The Coastal Star

Ocean Ridge: Upset residents prompt repairs as drainage woes peak on Ocean Ridge island

King tides create more than 8 inches of water at the base of Clara Caldwell’s driveway on Oct. 20. Jerry Lower/The Coastal Star

By Dan Moffett

    The Inlet Cay community in Ocean Ridge started off in the late 1960s as a collaboration between engineers and nature in the Intracoastal wetlands off the town’s western shore.
    The engineers hauled in mountains of fill, dredged out canals for boat docks and manufactured buildable ground where there was none. Nature held up its end with stunning and mostly unspoiled waterfront views.
    The result was a tidy 25-acre island, cut sharp as a jigsaw puzzle piece, only a 30-foot bridge ride from the shore. Today the neighborhood has some 60 homes, most valued between $2 million and $3 million.
    Nobody talked about sea rise back in the ’60s. But then, nobody likes to talk about it now.
    The words never came up during an hourlong discussion at the October Town Commission meeting, when Inlet Cay residents complained of recurring drainage problems that have persisted for decades, despite the town’s persistent efforts to solve them.
    Clara Caldwell, who has owned a home at the end of Spanish River Drive on the western side of the island since 2002, spoke for a group of beleaguered neighbors who endure flooded driveways and lawns several times a year.
    “The worst day ever was Oct. 2,” Caldwell said. “It was impossible to enter or exit the driveway.”
    Besides Spanish River, the street flooding hit nearby Bimini Cove Drive. Caldwell said a neighbor took out his canoe. She said the flooding has become a worsening safety issue, not only trapping residents in their houses but providing an environment for mosquitoes and disease.
    “This is a very problematic area,” Caldwell said.
    It turns out a confluence of events on Oct. 2 created what amounts to a perfect tide: the Earth, moon and sun aligned to create a king tide.
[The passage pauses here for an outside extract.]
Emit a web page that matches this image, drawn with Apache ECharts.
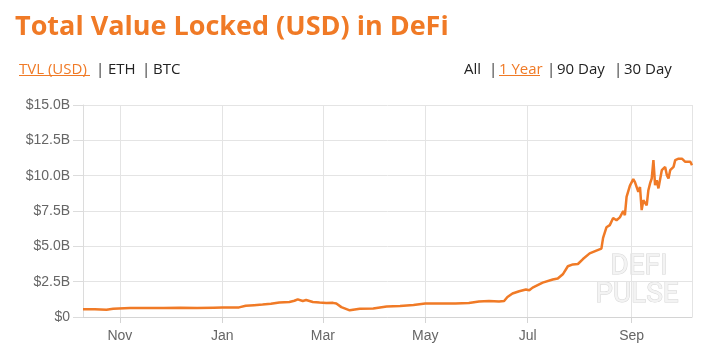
<!DOCTYPE html>
<html>
<head>
<meta charset="utf-8">
<script src="https://cdn.jsdelivr.net/npm/echarts@6/dist/echarts.min.js"></script>
<style>
  html, body { margin: 0; padding: 0; background: #fff; }
  #chart { width: 705px; height: 353px; }
</style>
</head>
<body>
<div id="chart"></div>
<script>
// TVL in billions of USD
var dates = [
  '2019-10-10', '2019-10-17', '2019-10-24', '2019-10-28', '2019-11-07', '2019-11-17',
  '2019-11-27', '2019-12-07', '2019-12-17', '2019-12-27', '2020-01-01', '2020-01-11',
  '2020-01-15', '2020-01-20', '2020-01-25', '2020-01-30', '2020-02-04', '2020-02-10',
  '2020-02-13', '2020-02-15', '2020-02-18', '2020-02-20', '2020-02-24', '2020-02-28',
  '2020-03-03', '2020-03-07', '2020-03-09', '2020-03-12', '2020-03-13', '2020-03-17',
  '2020-03-23', '2020-03-31', '2020-04-08', '2020-04-16', '2020-04-24', '2020-05-01',
  '2020-05-09', '2020-05-19', '2020-05-27', '2020-06-02', '2020-06-08', '2020-06-14',
  '2020-06-17', '2020-06-19', '2020-06-22', '2020-06-26', '2020-06-30', '2020-07-02',
  '2020-07-04', '2020-07-10', '2020-07-16', '2020-07-19', '2020-07-22', '2020-07-25',
  '2020-07-28', '2020-07-31', '2020-08-03', '2020-08-07', '2020-08-11', '2020-08-14',
  '2020-08-15', '2020-08-17', '2020-08-19', '2020-08-21', '2020-08-23', '2020-08-25',
  '2020-08-27', '2020-08-28', '2020-08-29', '2020-08-31', '2020-09-02', '2020-09-03',
  '2020-09-05', '2020-09-06', '2020-09-07', '2020-09-08', '2020-09-09', '2020-09-10',
  '2020-09-11', '2020-09-12', '2020-09-13', '2020-09-14', '2020-09-15', '2020-09-16',
  '2020-09-17', '2020-09-18', '2020-09-19', '2020-09-21', '2020-09-22', '2020-09-23',
  '2020-09-24', '2020-09-26', '2020-09-27', '2020-09-29', '2020-10-01', '2020-10-03',
  '2020-10-04', '2020-10-06', '2020-10-07'
];
var tvl = [
  0.55, 0.54, 0.52, 0.58, 0.63, 0.64,
  0.64, 0.65, 0.64, 0.66, 0.67, 0.68,
  0.80, 0.84, 0.88, 0.93, 1.02, 1.06,
  1.15, 1.25, 1.13, 1.20, 1.06, 1.02,
  0.99, 1.00, 0.95, 0.70, 0.59, 0.47,
  0.59, 0.60, 0.75, 0.78, 0.85, 0.95,
  0.95, 0.95, 0.99, 1.09, 1.13, 1.09,
  1.13, 1.42, 1.66, 1.82, 1.94, 1.89,
  2.08, 2.43, 2.65, 2.72, 3.02, 3.59,
  3.72, 3.75, 4.10, 4.50, 4.70, 4.84,
  5.60, 6.35, 6.50, 7.00, 6.85, 7.05,
  7.50, 7.20, 8.50, 9.30, 9.75, 9.55,
  8.85, 9.20, 7.56, 8.26, 8.14, 7.90,
  8.97, 9.45, 9.80, 11.10, 9.33, 9.68,
  9.10, 9.20, 10.39, 10.62, 10.04, 9.80,
  10.39, 10.62, 11.10, 11.20, 11.20, 10.98,
  10.90, 10.98, 10.74
];
var monthNames = ['Jan', 'Feb', 'Mar', 'Apr', 'May', 'Jun', 'Jul', 'Aug', 'Sep', 'Oct', 'Nov', 'Dec'];
var xStart = '2019-10-10';
var xEnd = '2020-10-07';

function ts(s) {
  var p = s.split('-');
  return new Date(+p[0], +p[1] - 1, +p[2]).getTime();
}

var orange = '#f07a26';
var navFont = '15px "Open Sans"';
var seriesData = dates.map(function (d, i) { return [ts(d), tvl[i]]; });

function navText(x, text, color) {
  return { type: 'text', x: x, y: 70, style: { text: text, fill: color, font: navFont, verticalAlign: 'middle' } };
}

var myChart = echarts.init(document.getElementById('chart'));
var option = {
  animation: false,
  grid: { left: 83, right: 13, top: 105, bottom: 36 },
  xAxis: {
    type: 'time',
    min: ts(xStart),
    max: ts(xEnd),
    splitNumber: 5,
    axisLine: { show: true, lineStyle: { color: '#d4d4d4' } },
    axisTick: { show: true, length: 6, lineStyle: { color: '#d4d4d4' } },
    splitLine: { show: true, lineStyle: { color: '#e4e4e4' } },
    axisLabel: {
      color: '#666',
      fontSize: 14,
      fontFamily: 'Liberation Sans',
      margin: 12,
      showMinLabel: false,
      showMaxLabel: false,
      formatter: function (v) { return monthNames[new Date(v).getMonth()]; }
    }
  },
  yAxis: {
    type: 'value',
    min: 0,
    max: 15,
    interval: 2.5,
    axisLine: { show: true, lineStyle: { color: '#dcdcdc' } },
    axisTick: { show: true, length: 10, lineStyle: { color: '#dcdcdc' } },
    splitLine: { lineStyle: { color: '#e4e4e4' } },
    axisLabel: {
      color: '#666',
      fontSize: 14,
      fontFamily: 'Liberation Sans',
      margin: 13,
      formatter: function (v) { return v === 0 ? '$0' : '$' + v.toFixed(1) + 'B'; }
    }
  },
  graphic: [
    { type: 'text', x: 15, y: 27,
      style: { text: 'Total Value Locked (USD) in DeFi', fill: orange, font: 'bold 27px "Open Sans"', verticalAlign: 'middle' } },
    navText(19, 'TVL (USD)', orange),
    { type: 'line', shape: { x1: 19, y1: 75.5, x2: 90, y2: 75.5 }, style: { stroke: orange, lineWidth: 1 } },
    navText(96, '|', '#333'),
    navText(108, 'ETH', '#222'),
    navText(142, '|', '#333'),
    navText(153, 'BTC', '#222'),
    navText(464, 'All', '#222'),
    navText(489, '|', '#333'),
    navText(499, '1 Year', orange),
    { type: 'line', shape: { x1: 499, y1: 75.5, x2: 540, y2: 75.5 }, style: { stroke: orange, lineWidth: 1 } },
    navText(547, '|', '#333'),
    navText(557, '90 Day', '#222'),
    navText(614, '|', '#333'),
    navText(624, '30 Day', '#222'),
    // watermark
    { type: 'text', x: 639, y: 267, z: 0,
      style: { text: 'DEFI', fill: '#f3f3f3', stroke: '#d6d6d6', lineWidth: 1, font: '28px Roboto',
        align: 'center', verticalAlign: 'middle', shadowColor: 'rgba(0,0,0,0.08)', shadowOffsetX: 1, shadowOffsetY: 1 } },
    { type: 'text', x: 637, y: 295, z: 0,
      style: { text: 'PULSE', fill: '#f3f3f3', stroke: '#d6d6d6', lineWidth: 1, font: '28px Roboto',
        align: 'center', verticalAlign: 'middle', shadowColor: 'rgba(0,0,0,0.08)', shadowOffsetX: 1, shadowOffsetY: 1 } }
  ],
  series: [
    {
      type: 'line',
      data: seriesData,
      showSymbol: false,
      z: 5,
      lineStyle: { color: orange, width: 2.5 },
      itemStyle: { color: orange }
    }
  ]
};
myChart.setOption(option);
</script>
</body>
</html>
An easterly wind kept water from moving out to sea. Heavy rains fell, saturating the ground, and Lake Okeechobee rose above 17 feet, forcing water managers to increase discharge rates.
    Mayor Geoff Pugh said the Intracoastal rose about 3 feet higher than usual, above the one-way valves designed to carry water off Inlet Cay. Pugh said the “amount of water pressure was phenomenal” and overwhelmed 12-inch drainage pipes.
    The mayor said that a town contractor who inspected the valves and pipes later in October found damage, barnacle buildup and obstructions that kept them from working properly. Pugh said he’s optimistic that repairs made to the pipes and a more aggressive maintenance schedule will solve problems for the short term.
    Long-term solutions get a lot more complicated. The commissioners are expected to hire an outside engineering firm to assess the chronic drainage problems on Spanish River Drive and elsewhere in the town.
    Caldwell and her neighbors support going forward with the study, but other residents have told the town they would just as soon not. Too much knowledge could come with unwelcome consequences.
    Previous engineering reports have suggested that parts of Ocean Ridge have been slowly sinking over time. Contractors who have worked in the Inlet Cay neighborhood have reported problems with high groundwater levels and unstable, mushy soil. The island, after all, was manufactured mostly with fill.
    The results of another, more definitive engineering study would put on the public record conclusions about the manmade island and its future that might not be favorable to property values.
    Caldwell told commissioners she wants them to be forthcoming about the extent of her neighborhood’s drainage problems. Residents can handle the truth, she said.
    “Start telling us the facts and not the fables,” she said. “Don’t tell us what you think we want to hear. Tell us what is actually happening because it is very, very important to us that we prepare for it.”